Seidel then went on to discuss how he sees this trend of data sharing developing, using the example of the recent challenge of predicting the route of a hurricane. This involved the sharing of data between several communities to achieve all the necessary modelling to respond to the problem in a short space of time. Seidel calls the groups solving these complex problems “grand challenge communities”. The scientists involved with have three or four days to share data and create models and simulations to solve these problems, but will not know each other! The old modality of sharing data with people that you know will not work and so these communities will have to find ways to come together dynamically to share data if they are going to solve these sorts of problems. Seidel predicted that these issues are going to drive both technical development and policy change.
To illustrate the types of changes already in the pipeline, Seidel cited colleagues who are playing with the use of social networking technologies to help scientists to collaborate – particularly Twitter and Facebook. Specifically, they have set up a system whereby their simulation code tweets its status, and have also been uploading the visualisation images directly into Facebook in order to share it.
Seidel noted that high dimensional, collaborative environments and tremendous amounts of bandwidth are needed, so technical work will be required. The optical networks often don't exist – with universities viewing such systems like the plumbing and funding bodies not looking to support the upgrade of such infrastructure. Seidel argued that we need to find ways to catalyse this sort of investment.
To summarise, Seidel highlighted two big challenges in science trends at the moment: multi-skilled collaborations and the dominance of data, which are both tightly linked. He explained that he had calculated that compute, data and networks have grown 9-12 orders of magnitude in 20-30 years after 400 years unchanged, which shows the scale of the change and the change in culture that it represents.
NSF has a vision document which highlights four main areas – virtual organisations for distributed communities, high performance computing, data visualisation, and learning and work practices. Focusing on the “Data and Visualisation” section, Seidel quoted their dream for data to be routinely deposited in a well-documented form, regularly and easily consulted and analysed by people and are openly accessible, protected and preserved. He admitted this is a dream that is no where near being realised yet. He recognised that there need to be incentives for the changes and new tools to deal with the data deluge. They are looking to develop a national data framework, but emphasised that the scientific community really needs to take the issues to heart.
Taking the role of the scientist, Seidel took us through some of the questions and concerns which a research scientist may raise in the face of this cultural shift. They included concerns about replication of results – which Seidel noted could be a particular problem when services come together in an ad hoc way, but needs to be addressed if the data produced is to be credible.
Seidel moved on to discuss the types of data that need to be considered, in which he included software. He stressed that software needs to be considered as a type of data and therefore needs to be given the same kind of care in terms of archiving and maintenance as traditional scientific collection or observation data. He also includes publications as data, as many of these are now in electronic form.
In discussing the hazards faced, Seidel noted that we are now producing more data each year than we have done in the entirety of human history up to this point – which demonstrates a definite phase change in the amount of data being produced.
The next issue of concern Seidel highlighted was that of providence – particularly how we collect the metadata related to the data that we are considering how to move around.

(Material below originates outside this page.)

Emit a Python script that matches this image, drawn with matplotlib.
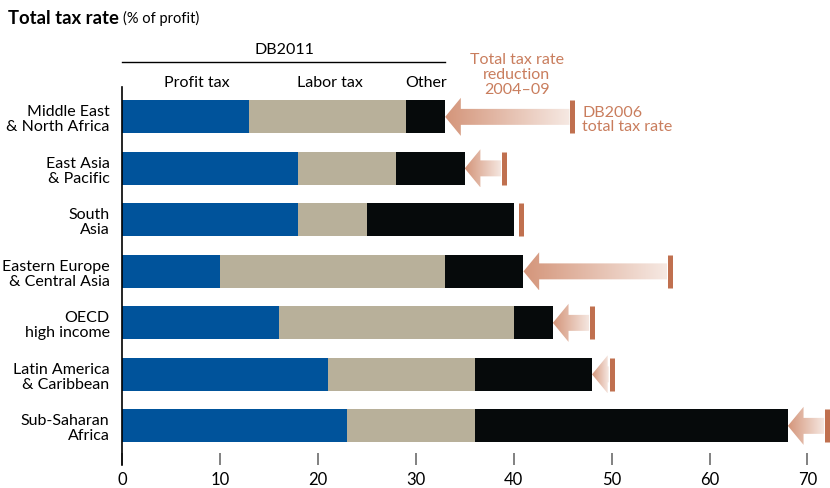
import numpy as np
import matplotlib
matplotlib.use("Agg")
import matplotlib.pyplot as plt
from matplotlib.patches import Polygon
from matplotlib.colors import to_rgba

plt.rcParams['font.family'] = ['Lato', 'DejaVu Sans']

# data (% of profit)
regions = ['Middle East\n& North Africa', 'East Asia\n& Pacific', 'South\nAsia',
           'Eastern Europe\n& Central Asia', 'OECD\nhigh income',
           'Latin America\n& Caribbean', 'Sub-Saharan\nAfrica']
profit_tax = [13, 18, 18, 10, 16, 21, 23]
labor_tax = [16, 10, 7, 23, 24, 15, 13]
other_tax = [4, 7, 15, 8, 4, 12, 32]
db2006_total = [46, 39, 40.7, 56, 48, 50, 72]
x_ticks = [0, 10, 20, 30, 40, 50, 60, 70]

blue = '#00539b'
tan = '#b8b09a'
black = '#060a0b'
rust = '#c0704f'
txt_rust = '#c97d5d'
head_col = '#d4957a'
tail_col = '#f6e9e3'
fs = 11.5

fig = plt.figure(figsize=(8.3, 4.89), dpi=100)
ax = fig.add_axes([122 / 830, 1 - 466 / 489, 1 - 122 / 830, (466 - 88) / 489])

y = np.arange(len(regions))
bh = 0.64
profit = np.array(profit_tax)
labor = np.array(labor_tax)
other = np.array(other_tax)
ax.barh(y, profit, height=bh, color=blue, zorder=2)
ax.barh(y, labor, left=profit, height=bh, color=tan, zorder=2)
ax.barh(y, other, left=profit + labor, height=bh, color=black, zorder=2)
totals = profit + labor + other

# gradient arrows from DB2006 rate down to DB2011 total
head_len = 1.6
head_h = 0.37
shaft_h = 0.155
c0 = np.array(to_rgba(head_col))
c1 = np.array(to_rgba(tail_col))
for yi, tot, old in zip(y, totals, db2006_total):
    tail = old - 0.3
    if tail - tot > head_len:
        hb = tot + head_len
        pts = [(tot, yi), (hb, yi - head_h), (hb, yi - shaft_h), (tail, yi - shaft_h),
               (tail, yi + shaft_h), (hb, yi + shaft_h), (hb, yi + head_h)]
        poly = Polygon(pts, closed=True, facecolor='none', edgecolor='none',
                       transform=ax.transData)
        ax.add_patch(poly)
        t = np.linspace(0, 1, 256)[None, :, None]
        grad = c0 * (1 - t) + c1 * t
        im = ax.imshow(grad, extent=(tot, tail, yi + head_h, yi - head_h),
                       aspect='auto', zorder=3, interpolation='bilinear')
        im.set_clip_path(poly)
    ax.vlines(old, yi - bh / 2, yi + bh / 2, color=rust, lw=3.6, zorder=4,
              clip_on=False)

ax.set_xlim(0, 72.3)
ax.set_ylim(6.76, -0.58)
ax.set_yticks(y)
ax.set_yticklabels(regions, fontsize=fs, linespacing=1.1)
ax.tick_params(axis='y', length=0, pad=9)
ax.set_xticks(x_ticks)
ax.set_xticklabels([str(v) for v in x_ticks], fontsize=12)
ax.tick_params(axis='x', direction='in', length=9, width=1.3, color='#777777', pad=4)
for s in ['top', 'right', 'bottom']:
    ax.spines[s].set_visible(False)
ax.spines['left'].set_linewidth(1.2)

# column headers
ax.text(16.6, -1.32, 'DB2011', ha='center', va='center', fontsize=fs, clip_on=False)
ax.plot([0, 33], [-1.07, -1.07], color='black', lw=1, clip_on=False)
ax.text(7.65, -0.68, 'Profit tax', ha='center', va='center', fontsize=fs)
ax.text(21.2, -0.68, 'Labor tax', ha='center', va='center', fontsize=fs)
ax.text(31.1, -0.68, 'Other', ha='center', va='center', fontsize=fs)

ax.text(40.3, -0.83, 'Total tax rate\nreduction\n2004\u201309', ha='center', va='center',
        fontsize=fs, color=txt_rust, linespacing=1.1)
ax.text(47.0, 0.04, 'DB2006\ntotal tax rate', ha='left', va='center',
        fontsize=fs, color=txt_rust, linespacing=1.05)

# title
t1 = fig.text(8 / 830, 1 - 18 / 489, 'Total tax rate', fontsize=13.3, fontweight='bold',
              va='center', ha='left')
fig.canvas.draw()
bb = t1.get_window_extent()
fig.text((bb.x1 + 4) / 830, 1 - 18 / 489, '(% of profit)', fontsize=10.5,
         va='center', ha='left')

fig.savefig('out.png', dpi=100)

He admitted that we just simply don't know how to do this annotation at the moment, but this is being worked on.
Having identified these driving factors, Seidel explained the observations and workgroup structures that NSF has in place to think more deeply and investigate solutions to these problems, which includes the DataNet project. $100 million is being invested in five different projects as part of this programme. Seidel hopes that this investment will help catalyse the development of a data-intensive science culture. He made some very “apple-pie” idealistic statements about how the NSF sees data, and then used these to explain why the issues are so hard, emphasising the need to engage the library community who have been curating data for centuries, and the need to consider how to enforce data being made available post-award.
Discussions at the NSF are suggesting that each individual project should have a data management policy which is then peer-reviewed. They don't currently have consistency, but but this is the goal.
In conclusion, Seidel emphasised that there are many more difficult cases are coming... However, the benefits of making data available and searchable – potentially with the help of searchable journals and electronic access to data – are great for the progress of science, and the requirement to make many more things available than before if percolating down from the US Government to the funding bodies. Open access to information online is a desirable priority and clarification of policy will be coming soon.